**Work to do:** Copy word for word the lines in the records below, starting at the line with "Reproduce this chart with Altair." and ending at the line with "import pandas as pd". Skip the pictures.

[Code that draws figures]
** start **

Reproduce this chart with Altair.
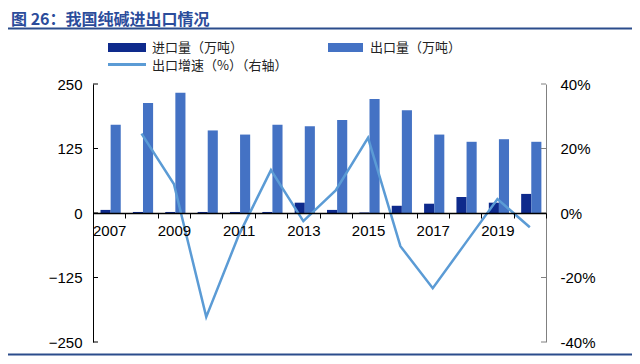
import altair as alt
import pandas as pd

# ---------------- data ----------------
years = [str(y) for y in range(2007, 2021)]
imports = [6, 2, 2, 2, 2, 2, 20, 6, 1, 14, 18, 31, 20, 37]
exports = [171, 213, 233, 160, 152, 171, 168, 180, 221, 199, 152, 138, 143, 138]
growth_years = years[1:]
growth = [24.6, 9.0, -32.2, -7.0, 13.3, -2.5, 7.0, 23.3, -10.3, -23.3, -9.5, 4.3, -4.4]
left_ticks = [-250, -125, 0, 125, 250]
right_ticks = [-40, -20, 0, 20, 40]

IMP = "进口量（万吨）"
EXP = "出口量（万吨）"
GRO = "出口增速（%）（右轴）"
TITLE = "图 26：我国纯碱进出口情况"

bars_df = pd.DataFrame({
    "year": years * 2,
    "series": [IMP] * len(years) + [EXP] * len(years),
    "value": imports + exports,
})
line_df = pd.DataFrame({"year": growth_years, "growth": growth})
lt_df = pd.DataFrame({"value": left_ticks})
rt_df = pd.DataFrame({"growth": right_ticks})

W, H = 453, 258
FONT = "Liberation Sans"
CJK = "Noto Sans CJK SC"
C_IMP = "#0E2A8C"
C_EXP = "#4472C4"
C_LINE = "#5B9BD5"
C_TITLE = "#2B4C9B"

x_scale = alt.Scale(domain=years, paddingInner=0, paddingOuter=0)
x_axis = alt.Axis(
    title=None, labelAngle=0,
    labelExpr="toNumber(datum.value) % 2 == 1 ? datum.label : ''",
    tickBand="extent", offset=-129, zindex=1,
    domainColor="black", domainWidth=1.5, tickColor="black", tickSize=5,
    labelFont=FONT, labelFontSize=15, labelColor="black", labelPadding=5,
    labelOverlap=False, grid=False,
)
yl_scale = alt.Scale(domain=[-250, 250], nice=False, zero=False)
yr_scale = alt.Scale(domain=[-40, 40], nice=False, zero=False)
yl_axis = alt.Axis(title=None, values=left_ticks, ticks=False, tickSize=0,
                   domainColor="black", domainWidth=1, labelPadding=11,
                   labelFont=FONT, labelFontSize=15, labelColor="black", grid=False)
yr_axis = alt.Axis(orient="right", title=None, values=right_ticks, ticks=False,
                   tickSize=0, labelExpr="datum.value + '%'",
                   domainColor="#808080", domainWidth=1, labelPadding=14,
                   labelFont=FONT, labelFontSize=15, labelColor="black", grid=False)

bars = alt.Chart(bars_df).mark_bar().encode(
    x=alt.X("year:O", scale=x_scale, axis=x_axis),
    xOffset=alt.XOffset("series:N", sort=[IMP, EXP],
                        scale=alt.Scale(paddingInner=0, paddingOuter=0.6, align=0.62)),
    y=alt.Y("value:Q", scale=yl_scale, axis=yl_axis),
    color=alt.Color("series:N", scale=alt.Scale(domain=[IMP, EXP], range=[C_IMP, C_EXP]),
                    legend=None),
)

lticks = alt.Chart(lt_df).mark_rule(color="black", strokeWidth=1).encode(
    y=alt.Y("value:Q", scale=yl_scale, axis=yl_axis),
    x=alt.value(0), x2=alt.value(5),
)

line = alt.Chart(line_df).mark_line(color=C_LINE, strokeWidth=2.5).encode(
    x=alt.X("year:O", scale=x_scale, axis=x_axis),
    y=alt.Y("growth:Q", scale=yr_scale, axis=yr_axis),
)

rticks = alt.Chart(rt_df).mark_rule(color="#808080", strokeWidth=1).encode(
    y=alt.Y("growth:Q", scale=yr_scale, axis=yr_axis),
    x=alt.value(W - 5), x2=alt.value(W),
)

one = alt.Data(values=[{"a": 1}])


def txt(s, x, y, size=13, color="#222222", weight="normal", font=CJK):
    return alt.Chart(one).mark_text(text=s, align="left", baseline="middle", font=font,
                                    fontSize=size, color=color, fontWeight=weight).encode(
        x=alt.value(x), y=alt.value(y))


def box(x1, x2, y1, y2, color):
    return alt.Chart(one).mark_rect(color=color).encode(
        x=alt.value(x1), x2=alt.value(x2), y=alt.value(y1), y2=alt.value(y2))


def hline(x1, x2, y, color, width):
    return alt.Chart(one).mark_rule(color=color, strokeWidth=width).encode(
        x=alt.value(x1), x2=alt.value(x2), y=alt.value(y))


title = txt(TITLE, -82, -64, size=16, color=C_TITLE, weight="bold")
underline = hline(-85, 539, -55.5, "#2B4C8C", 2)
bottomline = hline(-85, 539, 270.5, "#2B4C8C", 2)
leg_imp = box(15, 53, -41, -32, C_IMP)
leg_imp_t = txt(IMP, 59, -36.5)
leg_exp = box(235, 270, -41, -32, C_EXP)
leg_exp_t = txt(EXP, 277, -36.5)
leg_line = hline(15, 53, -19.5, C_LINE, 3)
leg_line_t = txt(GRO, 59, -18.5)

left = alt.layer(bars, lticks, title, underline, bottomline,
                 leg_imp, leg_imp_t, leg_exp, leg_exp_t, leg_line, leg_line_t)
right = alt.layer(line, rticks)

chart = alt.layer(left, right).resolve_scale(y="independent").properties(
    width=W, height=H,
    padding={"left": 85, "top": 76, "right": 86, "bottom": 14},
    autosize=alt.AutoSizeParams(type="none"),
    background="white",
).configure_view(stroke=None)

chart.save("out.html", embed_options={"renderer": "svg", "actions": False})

** end **
** start **

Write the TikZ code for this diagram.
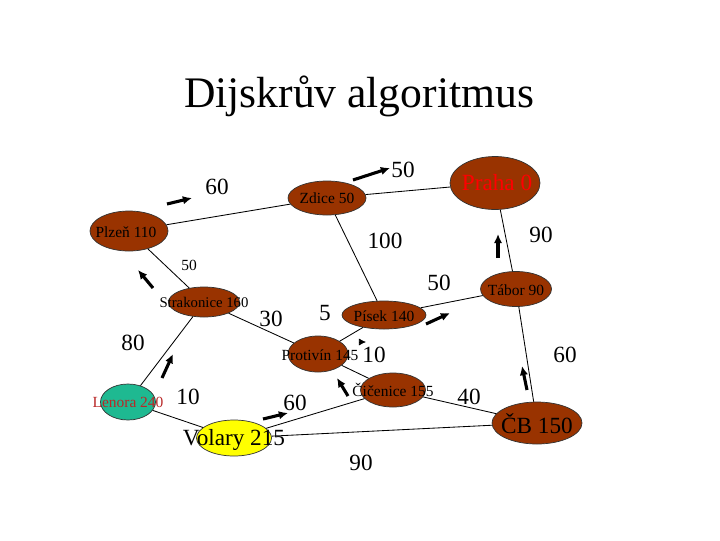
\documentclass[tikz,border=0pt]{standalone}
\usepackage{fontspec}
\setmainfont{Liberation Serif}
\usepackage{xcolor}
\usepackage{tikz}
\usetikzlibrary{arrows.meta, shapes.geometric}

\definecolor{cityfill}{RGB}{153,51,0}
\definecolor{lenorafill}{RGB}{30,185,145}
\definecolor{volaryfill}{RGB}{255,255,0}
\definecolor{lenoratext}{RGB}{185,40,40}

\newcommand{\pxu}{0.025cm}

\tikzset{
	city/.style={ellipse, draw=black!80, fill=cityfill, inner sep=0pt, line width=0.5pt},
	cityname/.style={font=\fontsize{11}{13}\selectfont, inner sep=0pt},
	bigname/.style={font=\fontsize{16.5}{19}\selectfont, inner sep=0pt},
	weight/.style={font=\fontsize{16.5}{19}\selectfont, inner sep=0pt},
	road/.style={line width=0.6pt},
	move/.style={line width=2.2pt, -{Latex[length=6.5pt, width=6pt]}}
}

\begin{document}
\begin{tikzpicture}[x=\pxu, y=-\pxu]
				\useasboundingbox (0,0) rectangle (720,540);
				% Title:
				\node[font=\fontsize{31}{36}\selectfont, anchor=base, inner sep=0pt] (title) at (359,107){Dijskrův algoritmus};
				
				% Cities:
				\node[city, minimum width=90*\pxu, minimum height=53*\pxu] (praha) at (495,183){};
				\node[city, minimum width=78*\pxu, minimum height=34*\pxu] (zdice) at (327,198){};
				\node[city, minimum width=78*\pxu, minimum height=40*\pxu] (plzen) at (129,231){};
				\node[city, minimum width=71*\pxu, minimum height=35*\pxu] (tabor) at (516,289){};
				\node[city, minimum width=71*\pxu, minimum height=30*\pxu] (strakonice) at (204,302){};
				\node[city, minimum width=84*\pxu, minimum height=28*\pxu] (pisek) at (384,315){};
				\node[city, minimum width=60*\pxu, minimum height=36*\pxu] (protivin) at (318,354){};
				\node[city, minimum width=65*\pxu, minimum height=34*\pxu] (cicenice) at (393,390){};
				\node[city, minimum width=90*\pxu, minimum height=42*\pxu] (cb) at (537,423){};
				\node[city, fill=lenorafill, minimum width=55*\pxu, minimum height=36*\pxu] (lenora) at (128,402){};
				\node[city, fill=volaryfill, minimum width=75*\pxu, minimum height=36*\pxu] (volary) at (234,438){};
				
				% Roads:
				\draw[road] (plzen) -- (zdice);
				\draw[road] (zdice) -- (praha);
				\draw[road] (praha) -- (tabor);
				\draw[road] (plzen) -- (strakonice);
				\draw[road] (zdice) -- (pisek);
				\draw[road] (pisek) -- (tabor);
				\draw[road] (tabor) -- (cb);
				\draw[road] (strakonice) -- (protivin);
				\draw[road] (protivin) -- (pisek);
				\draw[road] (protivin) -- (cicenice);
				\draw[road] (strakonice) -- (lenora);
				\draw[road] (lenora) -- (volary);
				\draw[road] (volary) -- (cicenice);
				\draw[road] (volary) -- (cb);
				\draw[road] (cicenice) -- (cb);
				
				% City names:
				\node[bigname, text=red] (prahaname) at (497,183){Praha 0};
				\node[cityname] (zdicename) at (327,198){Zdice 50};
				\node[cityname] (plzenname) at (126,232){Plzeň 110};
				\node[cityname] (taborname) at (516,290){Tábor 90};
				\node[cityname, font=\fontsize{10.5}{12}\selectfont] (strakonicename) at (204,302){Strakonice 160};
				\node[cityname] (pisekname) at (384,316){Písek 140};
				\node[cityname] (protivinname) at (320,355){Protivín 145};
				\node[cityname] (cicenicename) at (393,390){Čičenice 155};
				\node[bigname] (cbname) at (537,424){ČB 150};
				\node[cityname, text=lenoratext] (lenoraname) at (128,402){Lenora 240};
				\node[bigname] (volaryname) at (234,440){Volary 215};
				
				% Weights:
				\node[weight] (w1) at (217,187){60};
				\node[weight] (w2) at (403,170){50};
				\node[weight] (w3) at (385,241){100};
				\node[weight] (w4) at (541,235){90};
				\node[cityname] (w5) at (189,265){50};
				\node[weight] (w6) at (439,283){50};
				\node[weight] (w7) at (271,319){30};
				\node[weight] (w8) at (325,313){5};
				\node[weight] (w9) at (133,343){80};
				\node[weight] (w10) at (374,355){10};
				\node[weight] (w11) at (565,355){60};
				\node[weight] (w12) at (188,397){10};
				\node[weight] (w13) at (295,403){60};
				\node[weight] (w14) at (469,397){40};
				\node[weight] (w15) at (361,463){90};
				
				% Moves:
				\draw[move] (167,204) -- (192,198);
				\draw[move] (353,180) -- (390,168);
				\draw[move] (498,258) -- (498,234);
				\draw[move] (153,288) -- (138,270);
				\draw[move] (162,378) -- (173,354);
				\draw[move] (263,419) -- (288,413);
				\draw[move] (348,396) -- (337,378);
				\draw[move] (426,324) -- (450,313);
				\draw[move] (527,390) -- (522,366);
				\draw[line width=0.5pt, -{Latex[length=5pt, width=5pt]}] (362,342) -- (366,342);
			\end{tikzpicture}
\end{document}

** end **

**Response for this exercise:**
Reproduce this chart with Altair.
import altair as alt
import pandas as pd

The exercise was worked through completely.